The Mormon church, after a firestorm of protests at its gate, face a boycott.

Restaraunts and businesses face financial repercussions.

Some have lost their jobs. There is even an 'anti-gay 'blacklist'' floating around out there.

Death threats? Yep.

Some of my friends now have strained relationships due to their support of Proposition 8.

Should we now play the victim and develop a martyr complex? No. We aren't victims, and any cost we face pales in comparison to the cost demanded of true martyrs. We've chosen our path; no one forced us to vote that way, afterall.

SSM proponents, of course, have every right to boycott. That's the way this country works, and it can be a good way to let your voice be heard.

But hey folks, guess what: your convictions might actually cost you something now.

And you know what? That's allright. Seriously. Anything that wakes us up out of our comfort-induced stupor ain't all that bad.

This is something my generation is not used to. We are used to believing whatever we wish, virtually cost-free. Not so much this time around.

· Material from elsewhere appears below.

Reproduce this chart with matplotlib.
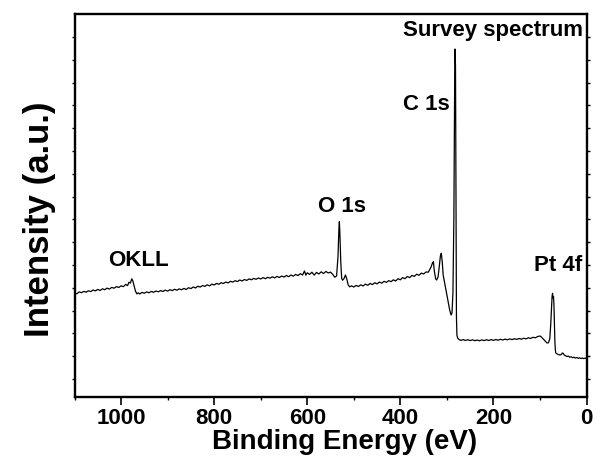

So what should be our reaction?

Three things.

First, should you just back down? Should you apologize? No. 'Love' does not mean that you must acquiesce to a destructive lifestyle. If you voted yes on Proposition 8, have the backbone to stand by your convictions, come hell or high water. The times demand men and women who will count the cost and refuse to be bullied.

Like I quoted a few blogs ago: 'screw your courage to the sticking place.'

I don't know what I'd do if I were in that place. I hope that, should I face such a cost, I would follow my own advice.

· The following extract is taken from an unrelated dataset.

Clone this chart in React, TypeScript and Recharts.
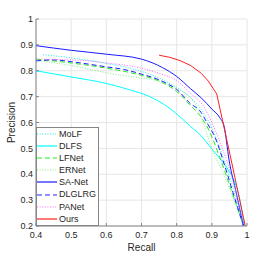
import React from 'react';
import { LineChart, Line, XAxis, YAxis, CartesianGrid } from 'recharts';

// [recall, precision] pairs
const MOLF: [number, number][] = [
  [0.42, 0.862], [0.5, 0.85], [0.55, 0.84], [0.6, 0.828], [0.65, 0.815], [0.7, 0.797],
  [0.75, 0.772], [0.8, 0.735], [0.84, 0.695], [0.87, 0.65], [0.9, 0.58], [0.93, 0.475],
  [0.96, 0.35], [0.99, 0.2],
];
const DLFS: [number, number][] = [
  [0.4, 0.8], [0.5, 0.776], [0.6, 0.751], [0.667, 0.726], [0.72, 0.702], [0.78, 0.655],
  [0.84, 0.584], [0.87, 0.548], [0.895, 0.506], [0.92, 0.465], [0.95, 0.41], [0.965, 0.37],
  [0.98, 0.3], [0.992, 0.2],
];
const LFNET: [number, number][] = [
  [0.4, 0.845], [0.5, 0.83], [0.6, 0.81], [0.7, 0.782], [0.75, 0.76], [0.8, 0.72],
  [0.84, 0.665], [0.87, 0.62], [0.89, 0.575], [0.92, 0.475], [0.95, 0.36], [0.99, 0.2],
];
const ERNET: [number, number][] = [
  [0.4, 0.84], [0.5, 0.82], [0.56, 0.803], [0.63, 0.785], [0.7, 0.772], [0.75, 0.76],
  [0.78, 0.745], [0.81, 0.725], [0.84, 0.695], [0.86, 0.65], [0.875, 0.6], [0.9, 0.5],
  [0.94, 0.38], [0.99, 0.2],
];
const SANET: [number, number][] = [
  [0.4, 0.897], [0.5, 0.879], [0.6, 0.864], [0.7, 0.845], [0.76, 0.812], [0.8, 0.778],
  [0.84, 0.73], [0.87, 0.695], [0.9, 0.652], [0.923, 0.618], [0.935, 0.585], [0.949, 0.455],
  [0.97, 0.325], [0.99, 0.2],
];
const DLGLRG: [number, number][] = [
  [0.4, 0.838], [0.45, 0.842], [0.5, 0.835], [0.6, 0.815], [0.65, 0.805], [0.7, 0.787],
  [0.75, 0.765], [0.78, 0.745], [0.8, 0.728], [0.84, 0.672], [0.866, 0.645], [0.89, 0.59],
  [0.91, 0.54], [0.935, 0.44], [0.96, 0.33], [0.99, 0.2],
];
const PANET: [number, number][] = [
  [0.4, 0.845], [0.5, 0.842], [0.55, 0.838], [0.6, 0.83], [0.65, 0.822], [0.7, 0.81],
  [0.75, 0.79], [0.8, 0.762], [0.84, 0.712], [0.875, 0.665], [0.9, 0.6], [0.93, 0.5],
  [0.955, 0.4], [0.99, 0.2],
];
const OURS: [number, number][] = [
  [0.75, 0.86], [0.78, 0.852], [0.81, 0.839], [0.84, 0.82], [0.87, 0.79], [0.89, 0.76],
  [0.914, 0.71], [0.955, 0.455], [0.995, 0.2],
];

const X_TICKS = [0.4, 0.5, 0.6, 0.7, 0.8, 0.9, 1];
const Y_TICKS = [0.2, 0.3, 0.4, 0.5, 0.6, 0.7, 0.8, 0.9, 1];

const DOT = '1 1.6';
const DASH = '5 3';

const SERIES = [
  { name: 'MoLF', points: MOLF, color: '#22e8f0', dash: DOT, curve: 'monotone' },
  { name: 'DLFS', points: DLFS, color: '#00ffff', dash: undefined, curve: 'monotone' },
  { name: 'LFNet', points: LFNET, color: '#22ee22', dash: DASH, curve: 'monotone' },
  { name: 'ERNet', points: ERNET, color: '#88ee88', dash: DOT, curve: 'monotone' },
  { name: 'SA-Net', points: SANET, color: '#1a1aff', dash: undefined, curve: 'monotone' },
  { name: 'DLGLRG', points: DLGLRG, color: '#2020ff', dash: DASH, curve: 'monotone' },
  { name: 'PANet', points: PANET, color: '#ff66ff', dash: DOT, curve: 'monotone' },
  { name: 'Ours', points: OURS, color: '#ff2020', dash: undefined, curve: 'linear' },
] as const;

const FONT = '"Liberation Sans", Arial, Helvetica, sans-serif';
const AXIS_GRAY = '#858585';
const TEXT = '#262626';

const fmt = (v: number) => (v === 1 ? '1' : v.toFixed(1));

export default function App() {
  return (
    <div style={{ position: 'fixed', left: 0, top: 0, width: 274, height: 257, background: '#fff', fontFamily: FONT }}>
      <LineChart width={274} height={257} margin={{ top: 19, right: 27, left: 0, bottom: 0 }}>
        <CartesianGrid stroke="#e6e6e6" strokeWidth={1} />
        <XAxis
          type="number"
          dataKey="x"
          domain={[0.4, 1]}
          ticks={X_TICKS}
          tickFormatter={fmt}
          allowDataOverflow
          height={31}
          stroke={AXIS_GRAY}
          tickSize={-3}
          tickMargin={9}
          tick={{ fill: TEXT, fontSize: 9, fontFamily: FONT }}
          label={{ value: 'Recall', position: 'insideBottom', offset: 6, fill: TEXT, fontSize: 10, fontFamily: FONT }}
        />
        <YAxis
          type="number"
          dataKey="y"
          domain={[0.2, 1]}
          ticks={Y_TICKS}
          tickFormatter={fmt}
          allowDataOverflow
          width={36}
          stroke={AXIS_GRAY}
          tickSize={-3}
          tickMargin={6}
          tick={{ fill: TEXT, fontSize: 9, fontFamily: FONT }}
          label={{
            value: 'Precision',
            angle: -90,
            position: 'insideLeft',
            offset: 11,
            fill: TEXT,
            fontSize: 10,
            fontFamily: FONT,
            style: { textAnchor: 'middle' },
          }}
        />
        {SERIES.map((s) => (
          <Line
            key={s.name}
            data={s.points.map(([x, y]) => ({ x, y }))}
            dataKey="y"
            name={s.name}
            type={s.curve}
            stroke={s.color}
            strokeWidth={1}
            strokeDasharray={s.dash}
            dot={false}
            activeDot={false}
            isAnimationActive={false}
          />
        ))}
      </LineChart>
      <div
        style={{
          position: 'absolute',
          left: 36,
          top: 127,
          width: 63,
          height: 99,
          boxSizing: 'border-box',
          border: `1px solid ${AXIS_GRAY}`,
          background: '#fff',
          fontSize: 9,
          color: TEXT,
        }}
      >
        {SERIES.map((s) => (
          <div key={s.name} style={{ display: 'flex', alignItems: 'center', height: 12.1, lineHeight: '12.1px' }}>
            <svg width={21} height={12} style={{ flex: 'none' }}>
              <line x1={0} y1={6} x2={20} y2={6} stroke={s.color} strokeWidth={1.2} strokeDasharray={s.dash} />
            </svg>
            <span style={{ marginLeft: 1, whiteSpace: 'nowrap' }}>{s.name}</span>
          </div>
        ))}
      </div>
    </div>
  );
}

Second, in addition to some guts, what we will need in the coming months and years is a large number of people who not only stand for conservative, pro-life, traditional marriage, and biblical principles, but folks who can defend and articulate them well. On this issue of traditional marriage, if you are not in that place, you can start educating yourself here.

Third, Christians especially need to continue to reach out in love and care to those who identify as GLBT. My church's outreach to the Padua House in Long Beach is an excellent example.

All three are necessary if we desire to make a difference. We cannot risk being out of balance. The stakes are too high.